:: Problem description ::
Only the lines from the start of the data through the line containing "const lastIdx = 886;" should be written out, exactly as they are, with both ends included and the pictures left out.

:: Information provided ::
::::::
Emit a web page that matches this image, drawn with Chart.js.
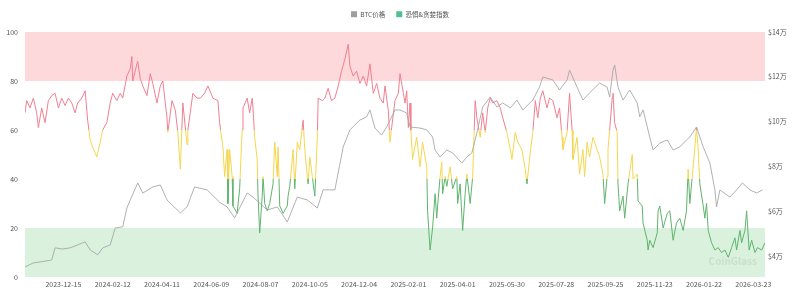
<!DOCTYPE html>
<html>
<head>
<meta charset="utf-8">
<script src="https://cdn.jsdelivr.net/npm/chart.js@4.4.1/dist/chart.umd.min.js"></script>
<style>
html,body{margin:0;padding:0;background:#fff;}
#wrap{width:800px;height:292px;}
</style>
</head>
<body>
<div id="wrap"><canvas id="c" width="800" height="292"></canvas></div>
<script>
// ---- data (x = position on the daily category axis, first point = 2023-10-30) ----
const tickIdx = [46,105,164,223,282,341,400,459,518,577,636,695,754,813,872];
const tickLabels = ['2023-12-15','2024-02-12','2024-04-11','2024-06-09','2024-08-07','2024-10-05','2024-12-04','2025-02-01','2025-04-01','2025-05-30','2025-07-28','2025-09-25','2025-11-23','2026-01-22','2026-03-23'];
const lastIdx = 886;

const fgIdx = [0,2,6,10,14,16,20,24,28,32,36,40,44,48,52,56,60,63,68,72,75,78,81,86,90,93,98,102,105,110,114,117,122,126,128,129,134,135,138,141,146,150,153,158,162,165,170,171,176,180,183,186,189,194,195,201,206,210,215,219,225,231,233,237,239,242,243,245,248,249,254,257,260,261,266,269,272,273,275,278,279,281,284,285,287,290,293,297,299,302,303,305,309,314,315,317,321,323,326,329,332,333,335,338,339,341,344,347,350,351,356,359,363,367,371,375,379,383,387,389,393,397,401,405,409,413,417,421,425,429,431,435,437,439,443,447,449,453,455,457,459,461,462,464,469,473,476,481,482,485,488,491,493,494,497,499,500,503,505,509,512,517,518,521,524,527,529,533,536,539,541,545,548,551,554,557,560,565,569,572,577,581,583,587,590,595,599,601,605,608,611,614,617,620,625,628,632,637,640,643,644,649,652,655,656,661,664,668,670,673,676,680,685,688,692,694,697,698,700,703,704,706,709,710,712,716,718,722,727,728,733,734,739,740,745,746,748,752,757,758,760,764,769,772,776,780,784,788,792,794,796,800,804,806,808,812,814,816,818,822,826,830,834,838,842,846,850,852,856,858,862,864,867,870,874,877,882,886];
const fgVal = [67,72,69,73,67,61,69,63,72,74,75,69,73,70,73,71,67,71,73,76,64,56,53,49,55,60,63,71,75,72,75,73,82,85,90,80,87,88,81,78,74,83,79,71,78,80,65,59,72,68,59,44,71,54,60,75,73,73,75,78,73,72,63,53,41,52,30,52,41,29,26,36,60,69,73,67,73,69,57,48,33,18,33,41,30,27,30,38,55,41,53,29,26,29,33,37,52,36,55,52,61,64,52,41,38,49,41,33,57,73,72,73,77,72,73,78,84,89,95,86,82,84,79,82,78,87,75,79,73,71,78,68,55,61,72,75,83,75,71,76,61,71,60,48,57,45,55,45,27,11,20,34,24,29,41,47,34,41,37,45,36,41,30,38,19,34,42,30,41,72,65,57,67,59,69,73,71,72,69,65,59,52,48,59,55,52,44,38,51,59,72,65,73,76,69,73,72,65,69,57,52,59,75,60,48,57,42,52,41,55,49,57,52,49,42,30,41,52,60,73,75,63,59,38,27,33,24,38,50,40,42,31,29,22,15,11,15,12,18,27,29,20,26,27,15,22,24,19,27,44,30,45,61,52,38,29,24,30,19,14,11,12,10,11,8,12,16,11,19,14,19,27,11,15,10,12,11,14];

const btcIdx = [0,10,18,32,36,45,54,63,72,78,87,93,102,108,117,122,126,135,141,153,162,170,186,194,203,218,233,242,251,266,273,290,302,314,326,338,350,357,371,381,389,401,409,413,419,427,433,443,449,457,461,473,481,488,491,497,505,512,523,529,535,541,548,557,565,572,581,589,596,608,616,620,632,640,649,652,661,668,676,688,697,700,704,706,710,716,724,733,736,740,748,752,760,769,776,784,792,796,804,812,820,826,828,832,844,852,859,868,876,883];
const btcVal = [35100,36900,37300,38200,43600,43100,43600,44900,46300,42700,40500,43600,44900,52500,53000,61400,65000,72600,68100,70800,71700,65000,59200,61900,70800,69500,64000,61900,57000,68100,66300,60500,61900,55200,66300,65000,61400,69500,69500,88700,96300,100700,102100,105200,97100,94000,97600,105200,105200,103800,97600,97100,96300,93100,87300,84200,87300,86000,81500,84200,86000,94900,106500,111000,106500,108300,106100,109600,105200,109600,115400,119900,118600,114100,118600,123000,115400,109600,112800,117200,115400,111000,123000,125300,115400,109600,114100,108300,102100,105200,93100,87300,90400,91800,87300,88700,91800,93100,97600,88700,81500,69500,61900,69500,66300,69500,72600,69500,68100,69500];

const leftTicks = [0,20,40,60,80,100];
const rightTicks = [40000,60000,80000,100000,120000,140000];
const zones = [{from:80,to:100,color:'#fdd9db'},{from:0,to:20,color:'#d9f1dd'}];

// ---- styles ----
const FONT = "'Noto Sans CJK SC','Noto Sans',sans-serif";
const RED = '#f07f91', YELLOW = '#f4d64e', GREEN = '#5fb36d', GRAY = '#a8a8a8';
const LEGEND_EXTRA = 4.5;

const zonePlugin = {
  id:'zones',
  beforeLayout(chart){
    const lg = chart.legend;
    if (lg && !lg._patched){
      const f = lg.fit;
      lg.fit = function(){ f.call(this); this.height += LEGEND_EXTRA; };
      lg._patched = true;
    }
  },
  beforeDatasetsDraw(chart){
    const {ctx, chartArea:a, scales:{y}} = chart;
    ctx.save();
    zones.forEach(z=>{
      const t = y.getPixelForValue(z.to), b = y.getPixelForValue(z.from);
      ctx.fillStyle = z.color;
      ctx.fillRect(a.left, t, a.right - a.left, b - t);
    });
    ctx.restore();
  },
  afterDatasetsDraw(chart){
    const {ctx, chartArea:a} = chart;
    ctx.save();
    ctx.font = "bold 10px " + FONT;
    ctx.fillStyle = 'rgba(120,120,120,0.15)';
    ctx.textAlign = 'right';
    ctx.textBaseline = 'middle';
    ctx.fillText('CoinGlass', a.right - 8, a.bottom - 16);
    ctx.restore();
  }
};

function fgGradient(c){
  const chart = c.chart;
  if (!chart.chartArea) return RED;
  const y = chart.scales.y;
  const g = chart.ctx.createLinearGradient(0, y.getPixelForValue(0), 0, y.getPixelForValue(100));
  g.addColorStop(0, GREEN); g.addColorStop(0.4, GREEN);
  g.addColorStop(0.4, YELLOW); g.addColorStop(0.6, YELLOW);
  g.addColorStop(0.6, RED); g.addColorStop(1, RED);
  return g;
}

new Chart(document.getElementById('c'), {
  type:'line',
  data:{
    datasets:[
      {label:'BTC价格', data: btcIdx.map((x,i)=>({x, y:btcVal[i]})), yAxisID:'y1',
       borderColor:GRAY, borderWidth:0.9, pointRadius:0, tension:0, fill:false},
      {label:'恐惧&贪婪指数', data: fgIdx.map((x,i)=>({x, y:fgVal[i]})), yAxisID:'y',
       borderColor:fgGradient, borderWidth:1, pointRadius:0, tension:0, fill:false}
    ]
  },
  options:{
    responsive:false, animation:false, devicePixelRatio:1,
    layout:{padding:{top:0,left:0,right:0,bottom:0}},
    plugins:{
      tooltip:{enabled:false},
      legend:{
        position:'top', align:'center',
        labels:{
          font:{family:FONT,size:6.5}, color:'#555', boxWidth:6, boxHeight:6, padding:11,
          generateLabels:()=>[
            {text:'BTC价格', fillStyle:'#9e9e9e', strokeStyle:'#9e9e9e', lineWidth:0, datasetIndex:0, fontColor:'#555'},
            {text:'恐惧&贪婪指数', fillStyle:'#4fc08d', strokeStyle:'#4fc08d', lineWidth:0, datasetIndex:1, fontColor:'#555'}
          ]
        }
      }
    },
    scales:{
      x:{type:'linear', min:0, max:lastIdx,
         grid:{display:false, drawTicks:false}, border:{display:false},
         afterBuildTicks:(s)=>{ s.ticks = tickIdx.map(v=>({value:v})); },
         afterFit:(s)=>{ s.height = 15; },
         ticks:{autoSkip:false, maxRotation:0, padding:3, color:'#555',
                font:{family:FONT,size:7},
                callback:(v,i)=>tickLabels[i]}
      },
      y:{position:'left', min:0, max:100,
         grid:{display:false, drawTicks:false}, border:{display:false},
         afterBuildTicks:(s)=>{ s.ticks = leftTicks.map(v=>({value:v})); },
         afterFit:(s)=>{ s.width = 25; },
         ticks:{padding:7, color:'#555', font:{family:FONT,size:7}}
      },
      y1:{position:'right', min:30600, max:140000,
         grid:{display:false, drawTicks:false}, border:{display:false},
         afterBuildTicks:(s)=>{ s.ticks = rightTicks.map(v=>({value:v})); },
         afterFit:(s)=>{ s.width = 35; },
         ticks:{padding:3, color:'#555', font:{family:FONT,size:7},
                callback:(v)=>'$' + (v/10000) + '万'}
      }
    }
  },
  plugins:[zonePlugin]
});
</script>
</body>
</html>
::::::
:: Expected answer ::
Emit a web page that matches this image, drawn with Chart.js.
<!DOCTYPE html>
<html>
<head>
<meta charset="utf-8">
<script src="https://cdn.jsdelivr.net/npm/chart.js@4.4.1/dist/chart.umd.min.js"></script>
<style>
html,body{margin:0;padding:0;background:#fff;}
#wrap{width:800px;height:292px;}
</style>
</head>
<body>
<div id="wrap"><canvas id="c" width="800" height="292"></canvas></div>
<script>
// ---- data (x = position on the daily category axis, first point = 2023-10-30) ----
const tickIdx = [46,105,164,223,282,341,400,459,518,577,636,695,754,813,872];
const tickLabels = ['2023-12-15','2024-02-12','2024-04-11','2024-06-09','2024-08-07','2024-10-05','2024-12-04','2025-02-01','2025-04-01','2025-05-30','2025-07-28','2025-09-25','2025-11-23','2026-01-22','2026-03-23'];
const lastIdx = 886;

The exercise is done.